* [Records for the task]
################
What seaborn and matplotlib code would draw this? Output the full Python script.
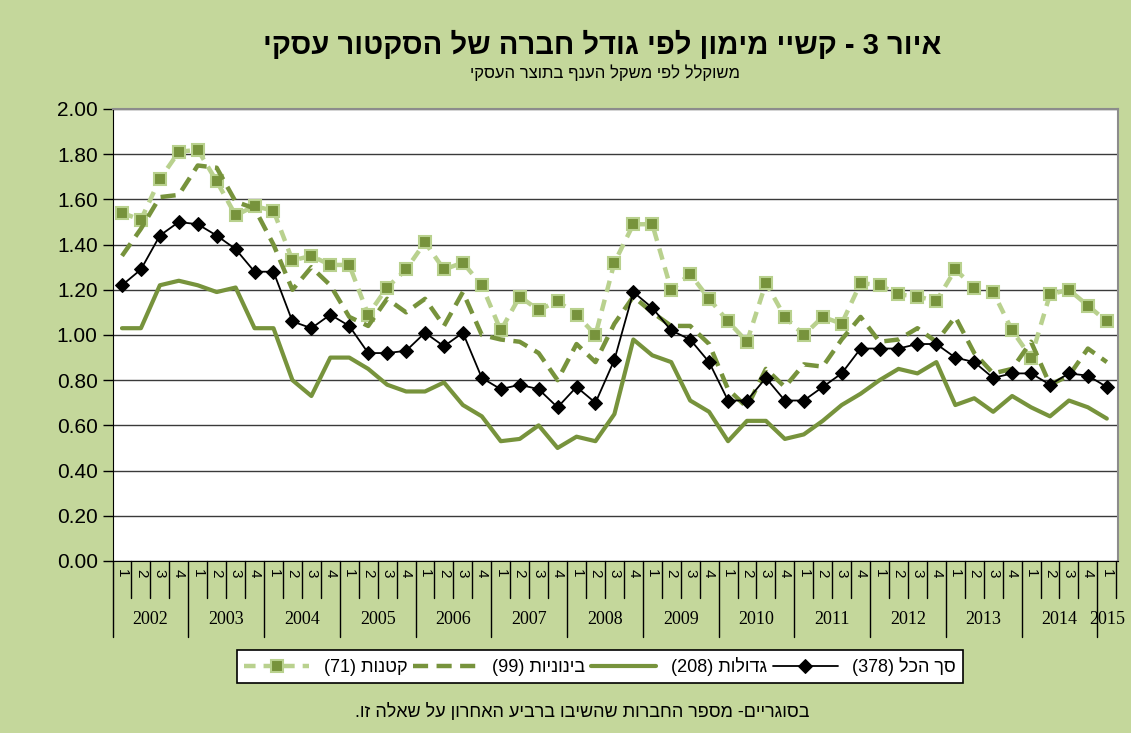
import re
import numpy as np
import pandas as pd
import matplotlib
matplotlib.use("Agg")
import matplotlib.pyplot as plt
import seaborn as sns

# quarterly data 2002Q1 .. 2015Q1
years = [str(y) for y in range(2002, 2016)]
quarters = ["1", "2", "3", "4"] * 13 + ["1"]

small_71 = [1.54, 1.51, 1.69, 1.81, 1.82, 1.68, 1.53, 1.57, 1.55, 1.33, 1.35, 1.31,
            1.31, 1.09, 1.21, 1.29, 1.41, 1.29, 1.32, 1.22, 1.02, 1.17, 1.11, 1.15,
            1.09, 1.00, 1.32, 1.49, 1.49, 1.20, 1.27, 1.16, 1.06, 0.97, 1.23, 1.08,
            1.00, 1.08, 1.05, 1.23, 1.22, 1.18, 1.17, 1.15, 1.29, 1.21, 1.19, 1.02,
            0.90, 1.18, 1.20, 1.13, 1.06]
medium_99 = [1.35, 1.47, 1.61, 1.62, 1.75, 1.74, 1.59, 1.56, 1.40, 1.20, 1.30, 1.22,
             1.08, 1.04, 1.16, 1.10, 1.16, 1.04, 1.19, 1.00, 0.98, 0.97, 0.92, 0.80,
             0.96, 0.88, 1.05, 1.17, 1.10, 1.04, 1.04, 0.96, 0.76, 0.68, 0.85, 0.77,
             0.87, 0.86, 0.98, 1.08, 0.97, 0.98, 1.03, 0.97, 1.08, 0.92, 0.83, 0.85,
             0.97, 0.78, 0.82, 0.94, 0.88]
large_208 = [1.03, 1.03, 1.22, 1.24, 1.22, 1.19, 1.21, 1.03, 1.03, 0.80, 0.73, 0.90,
             0.90, 0.85, 0.78, 0.75, 0.75, 0.79, 0.69, 0.64, 0.53, 0.54, 0.60, 0.50,
             0.55, 0.53, 0.65, 0.98, 0.91, 0.88, 0.71, 0.66, 0.53, 0.62, 0.62, 0.54,
             0.56, 0.62, 0.69, 0.74, 0.80, 0.85, 0.83, 0.88, 0.69, 0.72, 0.66, 0.73,
             0.68, 0.64, 0.71, 0.68, 0.63]
total_378 = [1.22, 1.29, 1.44, 1.50, 1.49, 1.44, 1.38, 1.28, 1.28, 1.06, 1.03, 1.09,
             1.04, 0.92, 0.92, 0.93, 1.01, 0.95, 1.01, 0.81, 0.76, 0.78, 0.76, 0.68,
             0.77, 0.70, 0.89, 1.19, 1.12, 1.02, 0.98, 0.88, 0.71, 0.71, 0.81, 0.71,
             0.71, 0.77, 0.83, 0.94, 0.94, 0.94, 0.96, 0.96, 0.90, 0.88, 0.81, 0.83,
             0.83, 0.78, 0.83, 0.82, 0.77]

labels = ["קטנות (71)", "בינוניות (99)", "גדולות (208)", "סך הכל (378)"]
title = "איור 3 - קשיי מימון לפי גודל חברה של הסקטור עסקי"
subtitle = "משוקלל לפי משקל הענף בתוצר העסקי"
note = "בסוגריים- מספר החברות שהשיבו ברביע האחרון על שאלה זו."


def rtl(s):
    # matplotlib has no bidi: build the visual order by hand
    r = s[::-1]
    r = re.sub(r"\d+", lambda m: m.group(0)[::-1], r)
    return r.translate(str.maketrans("()", ")("))


sns.set_style("white")
plt.rcParams["font.family"] = ["Liberation Sans", "DejaVu Sans"]
plt.rcParams["text.color"] = "black"
plt.rcParams["xtick.color"] = "black"
plt.rcParams["ytick.color"] = "black"

bg = "#C4D79B"
olive = "#77933C"
light = "#B9D18E"

fig = plt.figure(figsize=(11.31, 7.33), dpi=100, facecolor=bg)
ax = fig.add_axes([0.0999, 0.2347, 0.8886, 0.6166])
ax.set_facecolor("white")

x = np.arange(len(total_378))
df = pd.DataFrame({"q": x, "small": small_71, "medium": medium_99,
                   "large": large_208, "total": total_378})

sns.lineplot(data=df, x="q", y="small", ax=ax, color=light, lw=3.2,
             linestyle=(0, (2.6, 1.8)), marker="s", markersize=8.5,
             markerfacecolor=olive, markeredgecolor=light, markeredgewidth=1.5,
             label=rtl(labels[0]), zorder=3)
sns.lineplot(data=df, x="q", y="medium", ax=ax, color=olive, lw=3.2,
             linestyle=(0, (3.4, 1.9)), label=rtl(labels[1]), zorder=4)
sns.lineplot(data=df, x="q", y="large", ax=ax, color=olive, lw=3.0,
             label=rtl(labels[2]), zorder=5)
sns.lineplot(data=df, x="q", y="total", ax=ax, color="black", lw=1.3,
             marker="D", markersize=7.5, markerfacecolor="black",
             markeredgecolor="black", label=rtl(labels[3]), zorder=6)

ax.set_xlim(-0.475, 52.59)
ax.set_ylim(0, 2.0)
ax.set_yticks(np.arange(0, 2.01, 0.2))
ax.set_yticklabels([f"{v:.2f}" for v in np.arange(0, 2.01, 0.2)], fontsize=15)
ax.yaxis.grid(True, color="#3a3a3a", lw=1.0)
ax.set_axisbelow(True)
ax.tick_params(axis="y", length=7, width=1, color="black", left=True, pad=4)

ax.set_xticks(x)
ax.set_xticklabels(quarters, rotation=-90, fontsize=11)
ax.tick_params(axis="x", length=0, pad=6)
ax.set_xlabel("")
ax.set_ylabel("")

for s in ["top", "right"]:
    ax.spines[s].set_color("#8c8c8c")
    ax.spines[s].set_linewidth(1.5)
ax.spines["left"].set_color("black")
ax.spines["bottom"].set_color("black")

# quarter separators and year separators below the axis
trans = ax.get_xaxis_transform()
for k in range(len(x) + 1):
    pos = k - 0.5
    depth = -0.168 if k % 4 == 0 else -0.082
    ax.plot([pos, pos], [0, depth], color="black", lw=1.0, transform=trans,
            clip_on=False)
for i, yr in enumerate(years):
    cx = 4 * i + 1.5 if yr != "2015" else 52
    ax.text(cx, -0.13, yr, transform=trans, ha="center", va="center",
            fontsize=13, family=["Liberation Serif", "DejaVu Serif"])

handles, lbls = ax.get_legend_handles_labels()
ax.get_legend().remove()
leg = fig.legend(handles, lbls, ncol=4, loc="center",
                 bbox_to_anchor=(0.2095, 0.0614, 0.642, 0.0587), mode="expand",
                 frameon=True, fancybox=False, edgecolor="black", facecolor="white",
                 framealpha=1, fontsize=13, handlelength=3.6, columnspacing=1.5,
                 borderaxespad=0)
leg.get_frame().set_linewidth(1.2)

fig.text(0.532, 0.938, rtl(title), ha="center", va="center", fontsize=21,
         fontweight="bold")
fig.text(0.535, 0.901, rtl(subtitle), ha="center", va="center", fontsize=12)
fig.text(0.515, 0.028, rtl(note), ha="center", va="center", fontsize=13)

fig.savefig("out.png", dpi=100, facecolor=bg)
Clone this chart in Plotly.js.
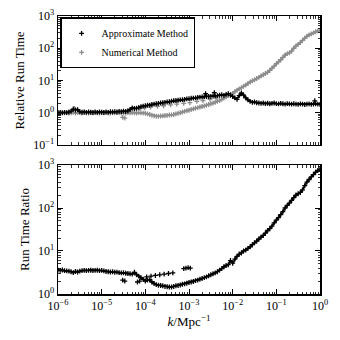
<!DOCTYPE html>
<html>
<head>
<meta charset="utf-8">
<script src="https://cdn.plot.ly/plotly-3.0.1.min.js"></script>
<style>
  html, body { margin: 0; padding: 0; background: #fff; }
  #plt { width: 340px; height: 340px; }
</style>
</head>
<body>
<div id="plt"></div>
<script>
// log10(k) sample points, k in 1/Mpc
var kExp = [
    -6.00, -5.95, -5.90, -5.85, -5.80, -5.75, -5.70, -5.65, -5.60, -5.55,
    -5.50, -5.45, -5.40, -5.35, -5.30, -5.25, -5.20, -5.15, -5.10, -5.05,
    -5.00, -4.95, -4.90, -4.85, -4.80, -4.75, -4.70, -4.65, -4.60, -4.55,
    -4.50, -4.45, -4.40, -4.35, -4.30, -4.25, -4.20, -4.15, -4.10, -4.05,
    -4.00, -3.95, -3.90, -3.85, -3.80, -3.75, -3.70, -3.65, -3.60, -3.55,
    -3.50, -3.45, -3.40, -3.35, -3.30, -3.25, -3.20, -3.15, -3.10, -3.05,
    -3.00, -2.95, -2.90, -2.85, -2.80, -2.75, -2.70, -2.65, -2.60, -2.55,
    -2.50, -2.45, -2.40, -2.35, -2.30, -2.25, -2.20, -2.15, -2.10, -2.05,
    -2.00, -1.95, -1.90, -1.85, -1.80, -1.75, -1.70, -1.65, -1.60, -1.55,
    -1.50, -1.45, -1.40, -1.35, -1.30, -1.25, -1.20, -1.15, -1.10, -1.05,
    -1.00, -0.95, -0.90, -0.85, -0.80, -0.75, -0.70, -0.65, -0.60, -0.55,
    -0.50, -0.45, -0.40, -0.35, -0.30, -0.25, -0.20, -0.15, -0.10, -0.05,
    0.00
];

var approxTime = [
    1.00, 1.02, 0.99, 1.03, 1.01, 1.05, 1.12, 1.30, 1.22, 1.25,
    1.08, 1.04, 1.06, 1.03, 1.05, 1.04, 1.02, 1.05, 1.03, 1.06,
    1.04, 1.02, 1.05, 1.03, 1.07, 1.05, 1.08, 1.06, 1.10, 1.08,
    1.12, 1.10, 1.15, 1.25, 1.42, 1.35, 1.38, 1.45, 1.55, 1.60,
    1.65, 1.70, 1.72, 1.80, 1.85, 1.90, 1.95, 2.00, 2.05, 2.10,
    2.15, 2.20, 2.30, 2.35, 2.40, 2.45, 2.50, 2.55, 2.60, 2.70,
    2.75, 2.80, 2.85, 2.90, 3.00, 3.05, 3.10, 3.15, 3.20, 3.20,
    3.20, 3.30, 3.35, 3.40, 3.50, 3.60, 3.45, 3.70, 3.90, 3.50,
    3.20, 2.90, 2.60, 3.40, 4.10, 3.50, 2.90, 2.50, 2.25, 2.10,
    2.15, 2.05, 2.00, 1.95, 2.00, 1.92, 1.98, 1.90, 1.95, 2.00,
    1.92, 1.88, 1.95, 1.90, 1.85, 1.92, 1.88, 1.85, 1.90, 1.85,
    1.82, 1.88, 1.85, 1.80, 1.85, 1.88, 1.82, 1.85, 1.90, 1.85,
    1.82
];

var numericTime = [
    0.98, 1.00, 1.02, 0.99, 1.01, 0.97, 1.00, 1.03, 0.98, 1.01,
    1.00, 0.98, 1.02, 1.00, 0.97, 1.01, 0.99, 1.02, 1.00, 0.98,
    1.01, 0.99, 1.03, 1.00, 0.98, 1.02, 0.99, 1.01, 1.00, 0.97,
    1.00, 0.98, 1.01, 0.99, 1.02, 1.00, 0.98, 1.01, 0.99, 0.97,
    0.96, 0.92, 0.88, 0.84, 0.80, 0.78, 0.77, 0.79, 0.80, 0.82,
    0.83, 0.85, 0.86, 0.88, 0.92, 0.96, 1.00, 1.05, 1.10, 1.15,
    1.20, 1.26, 1.32, 1.38, 1.44, 1.50, 1.56, 1.62, 1.70, 1.80,
    1.90, 2.00, 2.10, 2.25, 2.40, 2.60, 2.85, 3.10, 3.40, 3.70,
    4.00, 4.50, 5.00, 5.50, 6.00, 6.60, 7.20, 8.10, 9.00, 9.80,
    10.5, 11.5, 12.5, 14.0, 15.0, 16.5, 18.0, 20.5, 24.0, 28.0,
    33.0, 38.0, 44.0, 52.0, 62.0, 68.0, 72.0, 82.0, 100, 118,
    132, 150, 175, 205, 235, 260, 280, 300, 325, 345,
    360
];

var timeRatio = [
    3.60, 3.55, 3.62, 3.50, 3.45, 3.40, 3.30, 3.15, 3.35, 3.25,
    3.40, 3.50, 3.55, 3.50, 3.55, 3.58, 3.52, 3.55, 3.58, 3.50,
    3.55, 3.45, 3.35, 3.30, 3.25, 3.28, 3.20, 3.22, 3.15, 3.10,
    3.12, 3.05, 3.00, 2.95, 2.90, 3.20, 2.80, 2.60, 2.40, 2.20,
    2.00, 2.10, 2.15, 1.90, 1.75, 1.65, 1.60, 1.58, 1.55, 1.50,
    1.48, 1.45, 1.45, 1.50, 1.55, 1.58, 1.62, 1.68, 1.72, 1.78,
    1.85, 1.90, 1.95, 2.05, 2.10, 2.20, 2.30, 2.40, 2.50, 2.65,
    2.80, 2.95, 3.10, 3.30, 3.60, 3.90, 4.30, 4.60, 4.80, 6.00,
    5.20, 6.50, 7.50, 8.50, 9.00, 10.0, 10.5, 11.5, 12.5, 14.0,
    15.5, 17.0, 19.0, 21.0, 23.0, 26.0, 30.0, 33.0, 38.0, 45.0,
    52.0, 60.0, 70.0, 82.0, 100, 115, 130, 150, 175, 200,
    215, 230, 265, 330, 400, 460, 530, 600, 680, 750,
    800
];

// stray points off the main tracks
var approxExtraExp = [-2.62, -2.42, -0.12];
var approxExtra = [3.9, 4.2, 2.35];
var numericExtraExp = [-5.62, -4.52, -4.47, -4.12, -4.02, -3.88, -3.72, -3.58,
    -3.42, -3.28, -3.12, -2.98, -2.82, -2.68, -2.52, -2.38];
var numericExtra = [1.35, 0.72, 0.68, 1.35, 1.42, 1.50, 1.58, 1.65,
    1.75, 1.85, 1.95, 2.05, 2.25, 2.40, 2.60, 2.85];
var ratioExtraExp = [-4.52, -4.47, -4.18, -4.13, -3.97, -3.87, -3.77, -3.67,
    -3.57, -3.47, -3.37, -3.12, -3.07, -3.02, -2.97];
var ratioExtra = [2.1, 2.0, 1.9, 2.0, 2.5, 2.6, 2.7, 2.8,
    2.9, 3.0, 3.1, 3.9, 4.0, 4.1, 4.0];

// decade tick labels
var xTickVals = [1e-6, 1e-5, 1e-4, 1e-3, 1e-2, 1e-1, 1];
var xTickText = ['10<sup>\u22126</sup>', '10<sup>\u22125</sup>', '10<sup>\u22124</sup>',
    '10<sup>\u22123</sup>', '10<sup>\u22122</sup>', '10<sup>\u22121</sup>', '10<sup>0</sup>'];
var yTopVals = [0.1, 1, 10, 100, 1000];
var yTopText = ['10<sup>\u22121</sup>', '10<sup>0</sup>', '10<sup>1</sup>', '10<sup>2</sup>', '10<sup>3</sup>'];
var yBotVals = [1, 10, 100, 1000];
var yBotText = ['10<sup>0</sup>', '10<sup>1</sup>', '10<sup>2</sup>', '10<sup>3</sup>'];

var FONT = 'Liberation Serif, Times New Roman, serif';
var GRAY = '#8c8c8c';

function toK(ex) {
    return ex.map(function (e) { return Math.pow(10, e); });
}

function crossTrace(xe, y, col, name, xa, ya, legend) {
    return {
        x: toK(xe), y: y,
        xaxis: xa, yaxis: ya,
        type: 'scatter', mode: 'markers',
        marker: {symbol: 'cross-thin-open', size: 3.5, color: col, line: {color: col, width: 1.3}},
        name: name, showlegend: legend
    };
}

// thin band under the crosses so the dense track reads as solid
function bandTrace(xe, y, col, xa, ya) {
    return {
        x: toK(xe), y: y,
        xaxis: xa, yaxis: ya,
        type: 'scatter', mode: 'lines',
        line: {color: col, width: 1.8},
        showlegend: false, hoverinfo: 'skip'
    };
}

function logAxis(range, domain, anchor, vals, text) {
    return {
        type: 'log', range: range, domain: domain, anchor: anchor,
        tickmode: 'array', tickvals: vals, ticktext: text,
        showgrid: false, zeroline: false,
        showline: true, linecolor: 'black', linewidth: 1.5, mirror: 'allticks',
        ticks: 'inside', ticklen: 5, tickwidth: 1, tickcolor: 'black',
        minor: {ticks: 'inside', ticklen: 2.5, tickwidth: 0.8, tickcolor: 'black', showgrid: false, dtick: 'D1'},
        tickfont: {family: FONT, size: 12, color: 'black'}
    };
}

function createPlots() {
    var data = [
        bandTrace(kExp, numericTime, GRAY, 'x2', 'y2'),
        bandTrace(kExp, approxTime, 'black', 'x2', 'y2'),
        bandTrace(kExp, timeRatio, 'black', 'x', 'y'),
        crossTrace(kExp.concat(numericExtraExp), numericTime.concat(numericExtra), GRAY, 'Numerical Method', 'x2', 'y2', true),
        crossTrace(kExp.concat(approxExtraExp), approxTime.concat(approxExtra), 'black', 'Approximate Method', 'x2', 'y2', true),
        crossTrace(kExp.concat(ratioExtraExp), timeRatio.concat(ratioExtra), 'black', 'ratio', 'x', 'y', false)
    ];

    var titleFont = {family: FONT, size: 13, color: 'black'};
    var xa = logAxis([-6, 0], [0, 1], 'y', xTickVals, xTickText);
    xa.title = {text: '<i>k</i>/Mpc<sup>\u22121</sup>', font: titleFont, standoff: 5};
    var xa2 = logAxis([-6, 0], [0, 1], 'y2', xTickVals, xTickText);
    xa2.matches = 'x';
    xa2.showticklabels = false;

    var ya = logAxis([0, 3], [0, 0.464], 'x', yBotVals, yBotText);
    ya.title = {text: 'Run Time Ratio', font: titleFont, standoff: 5};
    var ya2 = logAxis([-1, 3], [0.536, 1], 'x2', yTopVals, yTopText);
    ya2.title = {text: 'Relative Run Time', font: titleFont, standoff: 5};

    var layout = {
        width: 340, height: 340,
        margin: {l: 58, r: 20, t: 16, b: 46},
        paper_bgcolor: 'white', plot_bgcolor: 'white',
        font: {family: FONT, color: 'black'},
        xaxis: xa, xaxis2: xa2, yaxis: ya, yaxis2: ya2,
        showlegend: true,
        legend: {
            x: 0.008, y: 0.995, xanchor: 'left', yanchor: 'top',
            bgcolor: 'white', bordercolor: 'black', borderwidth: 1.5,
            font: {family: FONT, size: 10, color: 'black'},
            traceorder: 'reversed', tracegroupgap: 0,
            itemwidth: 30
        }
    };

    Plotly.newPlot(document.getElementById('plt'), data, layout, {staticPlot: true});
}

createPlots();
</script>
</body>
</html>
################
* [Goal] List all lines holding the string "seaborn".

* [Solved exercise]
What seaborn and matplotlib code would draw this? Output the full Python script.
import seaborn as sns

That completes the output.